■ **Data extract**:
========
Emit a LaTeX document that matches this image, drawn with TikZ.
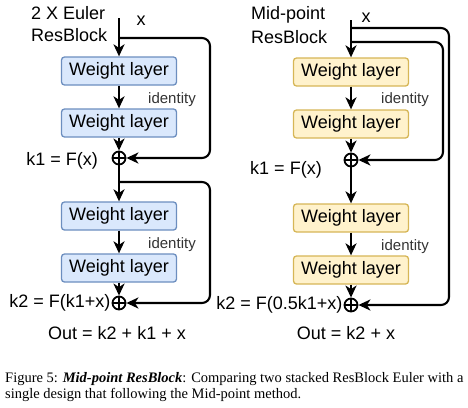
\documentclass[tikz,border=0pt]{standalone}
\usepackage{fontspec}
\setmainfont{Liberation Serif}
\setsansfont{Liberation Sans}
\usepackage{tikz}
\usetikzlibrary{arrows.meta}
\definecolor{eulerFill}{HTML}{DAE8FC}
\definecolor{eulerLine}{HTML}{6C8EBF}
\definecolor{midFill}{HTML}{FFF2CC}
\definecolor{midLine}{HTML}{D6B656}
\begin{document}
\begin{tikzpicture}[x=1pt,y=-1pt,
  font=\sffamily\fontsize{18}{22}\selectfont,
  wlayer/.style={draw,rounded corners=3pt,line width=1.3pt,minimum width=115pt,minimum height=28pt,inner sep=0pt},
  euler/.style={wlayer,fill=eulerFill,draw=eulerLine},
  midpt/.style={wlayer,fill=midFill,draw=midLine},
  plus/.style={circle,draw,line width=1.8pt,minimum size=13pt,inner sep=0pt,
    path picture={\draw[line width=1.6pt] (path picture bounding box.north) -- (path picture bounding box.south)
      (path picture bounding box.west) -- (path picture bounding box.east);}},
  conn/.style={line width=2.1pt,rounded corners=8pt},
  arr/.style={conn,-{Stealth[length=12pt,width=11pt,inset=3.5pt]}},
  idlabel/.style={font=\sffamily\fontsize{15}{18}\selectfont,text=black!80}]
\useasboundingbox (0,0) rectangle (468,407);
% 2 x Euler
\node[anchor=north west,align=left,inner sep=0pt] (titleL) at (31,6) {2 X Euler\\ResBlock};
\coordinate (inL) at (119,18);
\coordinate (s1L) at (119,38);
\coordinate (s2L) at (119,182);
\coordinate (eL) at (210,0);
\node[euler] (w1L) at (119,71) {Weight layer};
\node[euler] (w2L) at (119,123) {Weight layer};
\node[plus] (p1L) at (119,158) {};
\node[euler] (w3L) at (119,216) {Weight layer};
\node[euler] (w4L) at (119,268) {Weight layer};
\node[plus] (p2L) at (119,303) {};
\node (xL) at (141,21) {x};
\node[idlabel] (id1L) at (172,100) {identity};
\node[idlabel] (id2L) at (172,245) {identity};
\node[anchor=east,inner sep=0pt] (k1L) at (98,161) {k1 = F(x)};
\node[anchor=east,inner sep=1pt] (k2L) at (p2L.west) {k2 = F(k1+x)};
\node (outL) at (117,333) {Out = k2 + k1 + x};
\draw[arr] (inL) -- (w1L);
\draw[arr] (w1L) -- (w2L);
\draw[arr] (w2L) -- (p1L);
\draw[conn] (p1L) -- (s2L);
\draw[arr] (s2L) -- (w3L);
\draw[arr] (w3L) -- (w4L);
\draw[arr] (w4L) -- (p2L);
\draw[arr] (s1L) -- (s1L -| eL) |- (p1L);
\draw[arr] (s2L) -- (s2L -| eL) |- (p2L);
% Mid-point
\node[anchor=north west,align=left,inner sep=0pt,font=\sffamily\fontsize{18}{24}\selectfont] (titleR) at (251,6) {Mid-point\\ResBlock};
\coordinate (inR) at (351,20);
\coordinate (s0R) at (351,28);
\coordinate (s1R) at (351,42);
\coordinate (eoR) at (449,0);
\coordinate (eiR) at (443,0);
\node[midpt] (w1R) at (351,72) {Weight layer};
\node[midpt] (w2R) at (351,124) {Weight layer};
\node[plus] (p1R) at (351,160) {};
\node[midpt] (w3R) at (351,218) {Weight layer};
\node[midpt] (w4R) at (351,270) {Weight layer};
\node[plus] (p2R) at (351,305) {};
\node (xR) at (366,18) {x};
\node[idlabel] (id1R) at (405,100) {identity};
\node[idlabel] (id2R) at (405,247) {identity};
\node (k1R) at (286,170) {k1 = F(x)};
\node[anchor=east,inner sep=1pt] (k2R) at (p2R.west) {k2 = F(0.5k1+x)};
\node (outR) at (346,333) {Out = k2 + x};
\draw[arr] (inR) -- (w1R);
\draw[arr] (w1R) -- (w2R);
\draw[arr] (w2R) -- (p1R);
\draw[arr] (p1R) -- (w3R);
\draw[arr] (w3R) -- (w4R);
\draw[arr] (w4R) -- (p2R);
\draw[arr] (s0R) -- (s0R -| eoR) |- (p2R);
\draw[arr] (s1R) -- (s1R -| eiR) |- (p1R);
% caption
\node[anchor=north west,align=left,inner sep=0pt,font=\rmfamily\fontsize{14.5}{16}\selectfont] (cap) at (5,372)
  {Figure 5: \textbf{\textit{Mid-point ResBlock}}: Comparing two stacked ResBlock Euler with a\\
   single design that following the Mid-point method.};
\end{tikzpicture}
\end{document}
========
■ **The request**: Select every line where the word "with" occurs.

■ **Solution to the exercise**:
Emit a LaTeX document that matches this image, drawn with TikZ.
  {Figure 5: \textbf{\textit{Mid-point ResBlock}}: Comparing two stacked ResBlock Euler with a\\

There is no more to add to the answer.